Objective
Repeat the material below exactly, with no pictures.
──────── Provided material
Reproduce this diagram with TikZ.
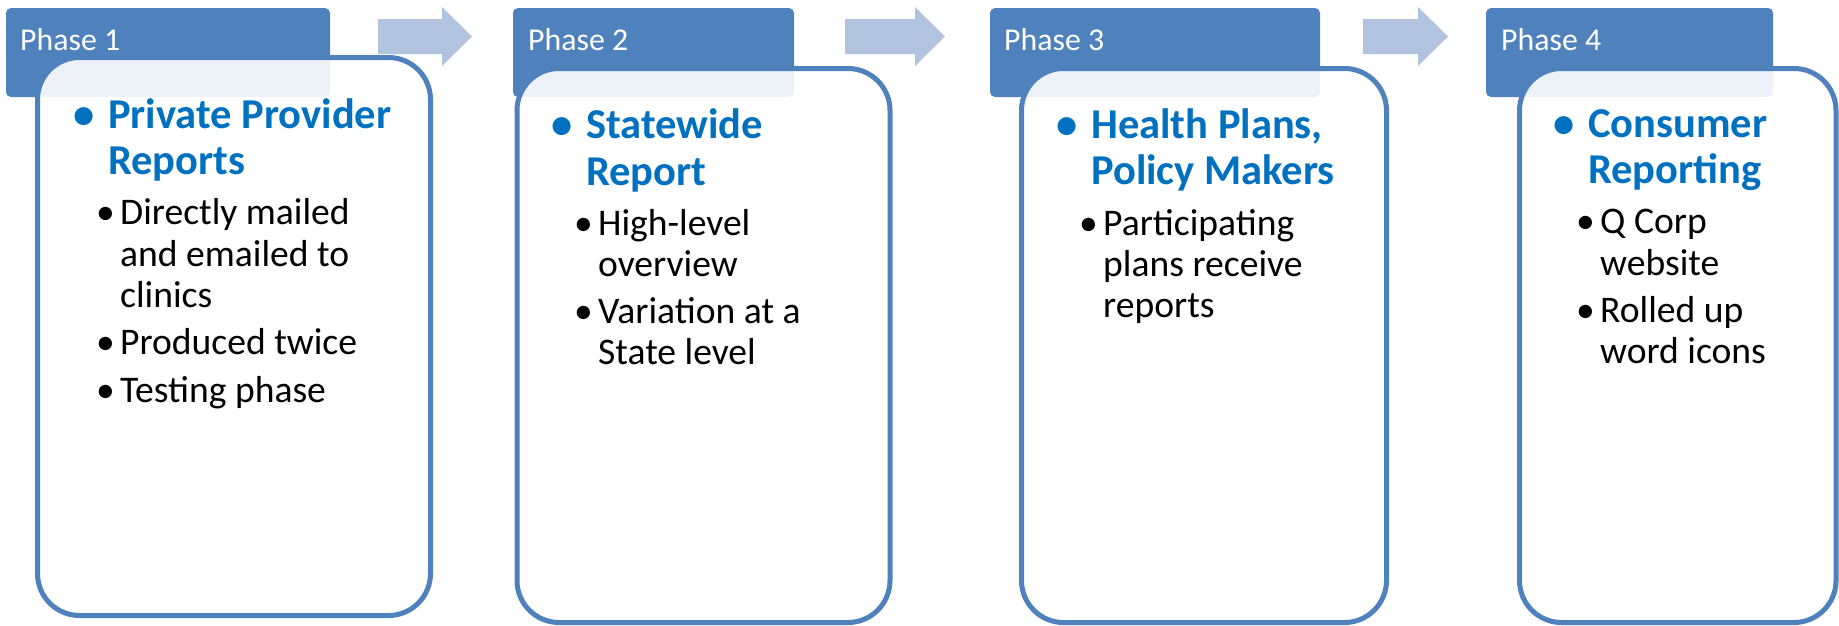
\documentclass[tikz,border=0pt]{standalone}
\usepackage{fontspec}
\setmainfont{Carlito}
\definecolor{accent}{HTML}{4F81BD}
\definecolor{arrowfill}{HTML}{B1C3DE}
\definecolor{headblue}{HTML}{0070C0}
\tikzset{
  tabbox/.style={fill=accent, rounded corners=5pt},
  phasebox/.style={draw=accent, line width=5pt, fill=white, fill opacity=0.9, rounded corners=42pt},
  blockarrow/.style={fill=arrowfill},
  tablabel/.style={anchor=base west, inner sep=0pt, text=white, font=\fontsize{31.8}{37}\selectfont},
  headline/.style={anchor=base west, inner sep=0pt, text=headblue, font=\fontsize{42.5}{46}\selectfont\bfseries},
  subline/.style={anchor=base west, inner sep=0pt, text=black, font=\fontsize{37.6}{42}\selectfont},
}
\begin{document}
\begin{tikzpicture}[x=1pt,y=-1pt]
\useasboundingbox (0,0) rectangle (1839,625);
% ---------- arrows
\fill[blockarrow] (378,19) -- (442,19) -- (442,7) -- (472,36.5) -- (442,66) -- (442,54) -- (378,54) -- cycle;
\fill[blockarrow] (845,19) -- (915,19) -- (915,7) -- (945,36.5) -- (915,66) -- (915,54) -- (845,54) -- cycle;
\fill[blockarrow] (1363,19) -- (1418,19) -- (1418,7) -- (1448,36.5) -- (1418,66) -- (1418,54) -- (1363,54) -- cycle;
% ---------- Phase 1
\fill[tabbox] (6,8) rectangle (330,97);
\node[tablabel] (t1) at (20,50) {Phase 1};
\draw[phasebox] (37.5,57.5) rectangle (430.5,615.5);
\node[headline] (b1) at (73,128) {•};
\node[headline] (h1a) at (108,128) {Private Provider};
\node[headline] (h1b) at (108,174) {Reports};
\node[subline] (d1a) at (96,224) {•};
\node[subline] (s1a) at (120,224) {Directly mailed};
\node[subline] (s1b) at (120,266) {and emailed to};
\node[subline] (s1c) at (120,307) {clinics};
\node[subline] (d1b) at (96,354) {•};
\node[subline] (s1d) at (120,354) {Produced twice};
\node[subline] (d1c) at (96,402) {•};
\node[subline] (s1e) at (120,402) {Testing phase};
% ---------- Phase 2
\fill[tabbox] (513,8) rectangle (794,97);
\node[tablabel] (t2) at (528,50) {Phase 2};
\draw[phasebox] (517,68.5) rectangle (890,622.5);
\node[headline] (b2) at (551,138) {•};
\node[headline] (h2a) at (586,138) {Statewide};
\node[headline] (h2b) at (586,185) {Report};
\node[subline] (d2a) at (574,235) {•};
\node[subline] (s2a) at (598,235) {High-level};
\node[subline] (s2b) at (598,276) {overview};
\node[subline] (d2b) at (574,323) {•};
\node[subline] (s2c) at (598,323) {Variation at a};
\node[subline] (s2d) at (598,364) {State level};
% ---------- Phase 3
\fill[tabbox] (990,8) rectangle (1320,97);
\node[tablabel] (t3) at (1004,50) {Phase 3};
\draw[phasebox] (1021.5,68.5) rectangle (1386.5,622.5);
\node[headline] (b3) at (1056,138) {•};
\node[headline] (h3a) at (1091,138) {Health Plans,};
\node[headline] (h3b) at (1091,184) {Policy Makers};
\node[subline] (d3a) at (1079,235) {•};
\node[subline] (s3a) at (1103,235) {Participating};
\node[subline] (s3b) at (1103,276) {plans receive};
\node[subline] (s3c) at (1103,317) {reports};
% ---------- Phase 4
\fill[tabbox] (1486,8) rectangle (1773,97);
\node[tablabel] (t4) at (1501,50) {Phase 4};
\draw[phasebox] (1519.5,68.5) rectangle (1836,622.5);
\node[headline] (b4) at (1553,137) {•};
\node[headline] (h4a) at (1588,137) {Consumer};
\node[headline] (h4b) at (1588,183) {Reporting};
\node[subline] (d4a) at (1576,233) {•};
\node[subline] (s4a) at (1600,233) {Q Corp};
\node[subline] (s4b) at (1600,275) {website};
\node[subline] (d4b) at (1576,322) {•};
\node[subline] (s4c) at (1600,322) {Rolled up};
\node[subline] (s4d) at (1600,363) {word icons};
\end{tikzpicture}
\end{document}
────────────────
Written response
Reproduce this diagram with TikZ.
\documentclass[tikz,border=0pt]{standalone}
\usepackage{fontspec}
\setmainfont{Carlito}
\definecolor{accent}{HTML}{4F81BD}
\definecolor{arrowfill}{HTML}{B1C3DE}
\definecolor{headblue}{HTML}{0070C0}
\tikzset{
  tabbox/.style={fill=accent, rounded corners=5pt},
  phasebox/.style={draw=accent, line width=5pt, fill=white, fill opacity=0.9, rounded corners=42pt},
  blockarrow/.style={fill=arrowfill},
  tablabel/.style={anchor=base west, inner sep=0pt, text=white, font=\fontsize{31.8}{37}\selectfont},
  headline/.style={anchor=base west, inner sep=0pt, text=headblue, font=\fontsize{42.5}{46}\selectfont\bfseries},
  subline/.style={anchor=base west, inner sep=0pt, text=black, font=\fontsize{37.6}{42}\selectfont},
}
\begin{document}
\begin{tikzpicture}[x=1pt,y=-1pt]
\useasboundingbox (0,0) rectangle (1839,625);
% ---------- arrows
\fill[blockarrow] (378,19) -- (442,19) -- (442,7) -- (472,36.5) -- (442,66) -- (442,54) -- (378,54) -- cycle;
\fill[blockarrow] (845,19) -- (915,19) -- (915,7) -- (945,36.5) -- (915,66) -- (915,54) -- (845,54) -- cycle;
\fill[blockarrow] (1363,19) -- (1418,19) -- (1418,7) -- (1448,36.5) -- (1418,66) -- (1418,54) -- (1363,54) -- cycle;
% ---------- Phase 1
\fill[tabbox] (6,8) rectangle (330,97);
\node[tablabel] (t1) at (20,50) {Phase 1};
\draw[phasebox] (37.5,57.5) rectangle (430.5,615.5);
\node[headline] (b1) at (73,128) {•};
\node[headline] (h1a) at (108,128) {Private Provider};
\node[headline] (h1b) at (108,174) {Reports};
\node[subline] (d1a) at (96,224) {•};
\node[subline] (s1a) at (120,224) {Directly mailed};
\node[subline] (s1b) at (120,266) {and emailed to};
\node[subline] (s1c) at (120,307) {clinics};
\node[subline] (d1b) at (96,354) {•};
\node[subline] (s1d) at (120,354) {Produced twice};
\node[subline] (d1c) at (96,402) {•};
\node[subline] (s1e) at (120,402) {Testing phase};
% ---------- Phase 2
\fill[tabbox] (513,8) rectangle (794,97);
\node[tablabel] (t2) at (528,50) {Phase 2};
\draw[phasebox] (517,68.5) rectangle (890,622.5);
\node[headline] (b2) at (551,138) {•};
\node[headline] (h2a) at (586,138) {Statewide};
\node[headline] (h2b) at (586,185) {Report};
\node[subline] (d2a) at (574,235) {•};
\node[subline] (s2a) at (598,235) {High-level};
\node[subline] (s2b) at (598,276) {overview};
\node[subline] (d2b) at (574,323) {•};
\node[subline] (s2c) at (598,323) {Variation at a};
\node[subline] (s2d) at (598,364) {State level};
% ---------- Phase 3
\fill[tabbox] (990,8) rectangle (1320,97);
\node[tablabel] (t3) at (1004,50) {Phase 3};
\draw[phasebox] (1021.5,68.5) rectangle (1386.5,622.5);
\node[headline] (b3) at (1056,138) {•};
\node[headline] (h3a) at (1091,138) {Health Plans,};
\node[headline] (h3b) at (1091,184) {Policy Makers};
\node[subline] (d3a) at (1079,235) {•};
\node[subline] (s3a) at (1103,235) {Participating};
\node[subline] (s3b) at (1103,276) {plans receive};
\node[subline] (s3c) at (1103,317) {reports};
% ---------- Phase 4
\fill[tabbox] (1486,8) rectangle (1773,97);
\node[tablabel] (t4) at (1501,50) {Phase 4};
\draw[phasebox] (1519.5,68.5) rectangle (1836,622.5);
\node[headline] (b4) at (1553,137) {•};
\node[headline] (h4a) at (1588,137) {Consumer};
\node[headline] (h4b) at (1588,183) {Reporting};
\node[subline] (d4a) at (1576,233) {•};
\node[subline] (s4a) at (1600,233) {Q Corp};
\node[subline] (s4b) at (1600,275) {website};
\node[subline] (d4b) at (1576,322) {•};
\node[subline] (s4c) at (1600,322) {Rolled up};
\node[subline] (s4d) at (1600,363) {word icons};
\end{tikzpicture}
\end{document}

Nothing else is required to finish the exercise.